Okorafor explains the attractiveness of the idea of the Magic Negro for whites when she quotes producer Damon Lee; “I truly believe that white people are more comfortable listening to black people when they are cast in a magical role.” In 2007, David Ehrenstein of the LA Times, reprised Damon Lee’s argument when he said;

“Like a comic-book superhero, Obama is there to help, out of the sheer goodness of a heart we need not know or understand. For as with all Magic Negroes, the less real he seems, the more desirable he becomes. If he were real, white America couldn’t project all its fantasies of curative black benevolence on him.”

Ehrenstein’s argument is that America is still racist; does not want to be; but the only way we could avoid it was to project “Magic Negro” status onto Obama.

Brookhiser perceives the same phenomenon in cinema and literature as Lee and Okorafor, but his “Numinous Negro” also includes actual people. He believes that our modern culture has quasi-deified certain individuals who are black. Also, where Spike Lee, Damon Lee and Nnedi Okorafor see these as unconsciously negative black racial stereotypes, Brookhiser sees these characterizations as racial stereotypes against whites. Who is the Numinous Negro? Says Brookhiser in 2001;

“The Numinous Negro is a presiding divinity. The place he presides over is America, and contact with him elevates us spiritually. You see him in the gooey prose of white liberals whenever a Negro appears (“Negro” was the accepted word when blacks first became Numinous). Dozens of examples could be culled from the work of the late Murray Kempton, though his humor operated as a brake on his piety. The work of Garry Wills, who has no humor at all, would yield thousands of examples. The Numinous Negro need not be a man. Toni Morrison and Oprah are Numinous Negroes (Ms. Morrison is a seer; Oprah is a sage).”

Brookhiser agrees that “The Green Mile” and “The Shawshank Redemption,” for example, have “Numinous Negros” as their main characters. Conservatives are rebuked as well. He rhetorically and sarcastically asks; “Who is the black man at a Heritage/AEI/Manhattan Institute pow-wow? Answer? The Speaker.” Interestingly, Brookhiser was heralding the “end” of the Numinous Negro back in 2001. He clearly wishes race consciousness would disappear. As he says:

“There have long been more German Americans than Black Americans, but the former have made no impression on the national mind greater than the Katzenjammer Kids…..Maybe when the Numinous Negro has gone away, more Black and White Americans will meet each other. We should not hold our breaths, nor despair.”

Sotomayor’s now famous comment; “a wise Latina woman with the richness of her experiences would more often than not reach a better conclusion than a white male who hasn’t lived that life” fits the narrative of the “Magic Negro” perfectly. She seems to believe she is a “Magic Negro,” as she proudly asserts her ethnicity as a cause of her wisdom. Barack Obama emphasizes the importance of “empathy,” clearly implying her background gives special insight into the law. The left, as always, want it both ways. Frankly, the Lee/Brookhiser/Okorafor arguments are pretty persuasive. Movies and novels featuring “Magic Negroes” have become almost cringe inducing. But don’t expect Spike Lee to criticize Sotomayor any time soon.

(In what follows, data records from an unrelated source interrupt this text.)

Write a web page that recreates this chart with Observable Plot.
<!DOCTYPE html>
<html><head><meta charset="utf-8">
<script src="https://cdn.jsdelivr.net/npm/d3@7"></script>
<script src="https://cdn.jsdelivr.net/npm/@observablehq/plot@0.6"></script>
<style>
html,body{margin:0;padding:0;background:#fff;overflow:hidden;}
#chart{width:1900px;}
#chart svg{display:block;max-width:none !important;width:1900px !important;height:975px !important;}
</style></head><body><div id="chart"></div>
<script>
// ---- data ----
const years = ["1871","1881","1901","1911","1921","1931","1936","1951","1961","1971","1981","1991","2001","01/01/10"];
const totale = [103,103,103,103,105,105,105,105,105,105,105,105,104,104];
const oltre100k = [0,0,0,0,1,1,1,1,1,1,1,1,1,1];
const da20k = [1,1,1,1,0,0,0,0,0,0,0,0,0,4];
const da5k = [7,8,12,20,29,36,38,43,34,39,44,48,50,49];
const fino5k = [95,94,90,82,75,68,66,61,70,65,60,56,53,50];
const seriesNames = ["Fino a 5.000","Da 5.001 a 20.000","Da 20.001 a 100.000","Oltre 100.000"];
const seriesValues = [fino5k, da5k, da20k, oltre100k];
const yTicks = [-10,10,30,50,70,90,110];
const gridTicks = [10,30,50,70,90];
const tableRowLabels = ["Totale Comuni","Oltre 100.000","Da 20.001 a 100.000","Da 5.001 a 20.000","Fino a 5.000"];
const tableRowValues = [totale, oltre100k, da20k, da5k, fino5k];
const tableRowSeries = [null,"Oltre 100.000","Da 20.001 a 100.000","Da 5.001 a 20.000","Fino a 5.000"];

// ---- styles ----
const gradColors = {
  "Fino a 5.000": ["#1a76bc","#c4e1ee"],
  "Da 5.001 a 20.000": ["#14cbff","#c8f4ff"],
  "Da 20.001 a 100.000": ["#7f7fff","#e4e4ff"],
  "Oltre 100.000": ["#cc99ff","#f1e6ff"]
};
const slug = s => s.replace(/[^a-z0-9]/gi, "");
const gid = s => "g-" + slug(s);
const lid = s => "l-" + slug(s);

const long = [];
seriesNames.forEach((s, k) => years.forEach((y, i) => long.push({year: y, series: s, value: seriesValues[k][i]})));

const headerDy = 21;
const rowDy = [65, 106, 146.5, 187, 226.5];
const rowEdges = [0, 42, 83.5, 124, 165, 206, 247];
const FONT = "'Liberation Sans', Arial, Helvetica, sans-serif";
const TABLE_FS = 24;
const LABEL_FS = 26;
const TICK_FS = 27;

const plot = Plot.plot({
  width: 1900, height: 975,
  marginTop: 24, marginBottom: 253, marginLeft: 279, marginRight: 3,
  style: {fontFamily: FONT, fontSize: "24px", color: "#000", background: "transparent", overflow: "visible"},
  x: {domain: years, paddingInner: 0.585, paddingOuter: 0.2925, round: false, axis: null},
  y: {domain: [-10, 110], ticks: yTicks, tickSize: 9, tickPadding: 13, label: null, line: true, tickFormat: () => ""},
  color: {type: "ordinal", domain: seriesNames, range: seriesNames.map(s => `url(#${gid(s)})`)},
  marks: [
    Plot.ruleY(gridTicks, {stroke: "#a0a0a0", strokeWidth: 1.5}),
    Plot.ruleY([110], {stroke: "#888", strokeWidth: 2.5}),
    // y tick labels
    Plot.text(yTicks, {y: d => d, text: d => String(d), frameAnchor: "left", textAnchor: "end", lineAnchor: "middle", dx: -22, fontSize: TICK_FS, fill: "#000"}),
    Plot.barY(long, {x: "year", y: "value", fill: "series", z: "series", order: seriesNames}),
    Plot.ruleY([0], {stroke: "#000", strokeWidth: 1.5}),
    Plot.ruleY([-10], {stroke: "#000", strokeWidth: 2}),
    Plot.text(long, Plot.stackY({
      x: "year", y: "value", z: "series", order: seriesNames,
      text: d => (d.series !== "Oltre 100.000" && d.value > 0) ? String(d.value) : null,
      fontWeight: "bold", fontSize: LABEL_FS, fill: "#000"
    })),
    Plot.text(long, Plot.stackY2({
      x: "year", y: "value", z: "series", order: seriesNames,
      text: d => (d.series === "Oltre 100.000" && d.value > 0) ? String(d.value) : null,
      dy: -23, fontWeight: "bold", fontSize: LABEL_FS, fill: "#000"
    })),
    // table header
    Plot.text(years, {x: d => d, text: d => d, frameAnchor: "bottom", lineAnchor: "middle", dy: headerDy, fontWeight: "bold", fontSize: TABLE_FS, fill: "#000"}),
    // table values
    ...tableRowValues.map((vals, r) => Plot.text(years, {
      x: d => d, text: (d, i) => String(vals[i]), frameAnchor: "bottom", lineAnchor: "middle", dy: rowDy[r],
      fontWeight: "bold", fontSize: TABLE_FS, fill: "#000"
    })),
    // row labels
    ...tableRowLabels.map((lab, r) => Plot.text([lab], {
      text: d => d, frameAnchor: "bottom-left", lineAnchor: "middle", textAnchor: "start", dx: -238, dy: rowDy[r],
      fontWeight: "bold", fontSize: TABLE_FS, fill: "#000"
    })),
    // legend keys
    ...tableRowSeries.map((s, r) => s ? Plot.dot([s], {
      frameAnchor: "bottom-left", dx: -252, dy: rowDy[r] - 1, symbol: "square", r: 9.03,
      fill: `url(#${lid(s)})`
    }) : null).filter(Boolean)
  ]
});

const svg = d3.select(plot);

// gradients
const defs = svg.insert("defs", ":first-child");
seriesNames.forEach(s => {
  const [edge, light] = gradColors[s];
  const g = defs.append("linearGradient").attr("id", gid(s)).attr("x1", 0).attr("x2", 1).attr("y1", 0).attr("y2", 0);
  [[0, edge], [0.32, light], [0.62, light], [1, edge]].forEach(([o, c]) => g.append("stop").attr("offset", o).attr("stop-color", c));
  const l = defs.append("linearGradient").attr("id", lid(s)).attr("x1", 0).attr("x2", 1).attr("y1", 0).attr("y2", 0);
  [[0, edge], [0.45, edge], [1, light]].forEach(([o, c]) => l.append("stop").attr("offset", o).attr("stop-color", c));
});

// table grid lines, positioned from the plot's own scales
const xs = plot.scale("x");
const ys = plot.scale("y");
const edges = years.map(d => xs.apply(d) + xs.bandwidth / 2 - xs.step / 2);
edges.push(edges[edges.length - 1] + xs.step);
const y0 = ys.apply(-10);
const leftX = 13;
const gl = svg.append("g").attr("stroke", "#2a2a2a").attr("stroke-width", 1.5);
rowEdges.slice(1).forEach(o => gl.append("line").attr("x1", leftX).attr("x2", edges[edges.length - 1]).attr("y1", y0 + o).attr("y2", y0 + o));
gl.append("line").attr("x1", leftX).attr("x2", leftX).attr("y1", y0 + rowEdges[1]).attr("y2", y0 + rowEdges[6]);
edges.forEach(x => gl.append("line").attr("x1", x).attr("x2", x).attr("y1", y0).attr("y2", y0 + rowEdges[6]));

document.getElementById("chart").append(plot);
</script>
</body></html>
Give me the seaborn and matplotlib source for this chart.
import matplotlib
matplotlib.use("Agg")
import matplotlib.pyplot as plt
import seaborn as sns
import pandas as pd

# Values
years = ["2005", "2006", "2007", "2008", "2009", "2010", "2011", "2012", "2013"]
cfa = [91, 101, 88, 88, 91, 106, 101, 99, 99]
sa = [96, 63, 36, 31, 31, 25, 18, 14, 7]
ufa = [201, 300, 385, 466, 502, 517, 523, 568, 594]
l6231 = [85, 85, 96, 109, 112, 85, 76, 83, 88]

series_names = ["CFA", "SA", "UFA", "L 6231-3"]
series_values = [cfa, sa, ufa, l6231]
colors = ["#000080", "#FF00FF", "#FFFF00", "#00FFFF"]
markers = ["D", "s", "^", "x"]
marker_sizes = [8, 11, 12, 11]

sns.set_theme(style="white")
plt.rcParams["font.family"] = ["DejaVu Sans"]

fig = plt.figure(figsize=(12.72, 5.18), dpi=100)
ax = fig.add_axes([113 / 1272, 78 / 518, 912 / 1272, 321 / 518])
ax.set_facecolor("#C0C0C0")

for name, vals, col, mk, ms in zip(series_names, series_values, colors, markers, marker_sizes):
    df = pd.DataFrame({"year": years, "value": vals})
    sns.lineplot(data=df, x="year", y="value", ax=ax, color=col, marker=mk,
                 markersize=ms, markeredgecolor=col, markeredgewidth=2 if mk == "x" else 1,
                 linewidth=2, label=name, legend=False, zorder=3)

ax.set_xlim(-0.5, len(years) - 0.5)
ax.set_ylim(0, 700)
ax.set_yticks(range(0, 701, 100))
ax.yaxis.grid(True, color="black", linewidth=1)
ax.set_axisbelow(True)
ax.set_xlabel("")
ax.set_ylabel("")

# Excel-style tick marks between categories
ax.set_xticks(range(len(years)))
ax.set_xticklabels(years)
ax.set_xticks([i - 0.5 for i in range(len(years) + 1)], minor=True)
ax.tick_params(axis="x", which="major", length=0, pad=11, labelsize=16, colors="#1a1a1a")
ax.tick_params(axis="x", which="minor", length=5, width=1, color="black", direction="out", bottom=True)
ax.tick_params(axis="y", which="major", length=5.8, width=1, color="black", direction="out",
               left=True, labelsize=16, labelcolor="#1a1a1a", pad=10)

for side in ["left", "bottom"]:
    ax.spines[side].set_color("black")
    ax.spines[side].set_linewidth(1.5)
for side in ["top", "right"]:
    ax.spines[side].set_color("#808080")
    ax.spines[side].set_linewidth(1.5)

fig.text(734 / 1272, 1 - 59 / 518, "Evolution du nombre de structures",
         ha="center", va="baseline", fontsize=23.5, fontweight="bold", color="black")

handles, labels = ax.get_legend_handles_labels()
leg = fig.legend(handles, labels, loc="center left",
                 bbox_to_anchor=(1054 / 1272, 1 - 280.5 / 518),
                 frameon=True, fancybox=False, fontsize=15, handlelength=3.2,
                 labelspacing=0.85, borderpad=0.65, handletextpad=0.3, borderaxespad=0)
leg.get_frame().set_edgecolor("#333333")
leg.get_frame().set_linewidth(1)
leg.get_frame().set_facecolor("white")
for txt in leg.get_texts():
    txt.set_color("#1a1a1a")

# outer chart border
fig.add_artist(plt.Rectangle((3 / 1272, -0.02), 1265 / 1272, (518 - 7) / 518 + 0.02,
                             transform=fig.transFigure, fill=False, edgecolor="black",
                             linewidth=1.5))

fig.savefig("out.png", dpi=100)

A strong anti-American strain is becoming increasingly calcified into the American body politic. The Sotomayor candidacy is a great opportunity to bring this strain to the forefront and force a debate through her nomination process. Two fundamentally anti-American ideas have surfaced as a result of her nomination:

1) Identity politics are more important than both “the law” and the traditional American “melting pot.”

2) The judiciary’s primary role is to subjectively do what is “right” rather than make a good faith effort to follow the law.

Sitting back and being afraid to be called racist is not what is needed from the Republicans. They should disband rather than follow that route. Sotomayor should be compelled to explain her past statements for the public to hear.

We don’t need Magic Negroes, Magic Latinas, or Magic Caucasians in politics or our judiciary.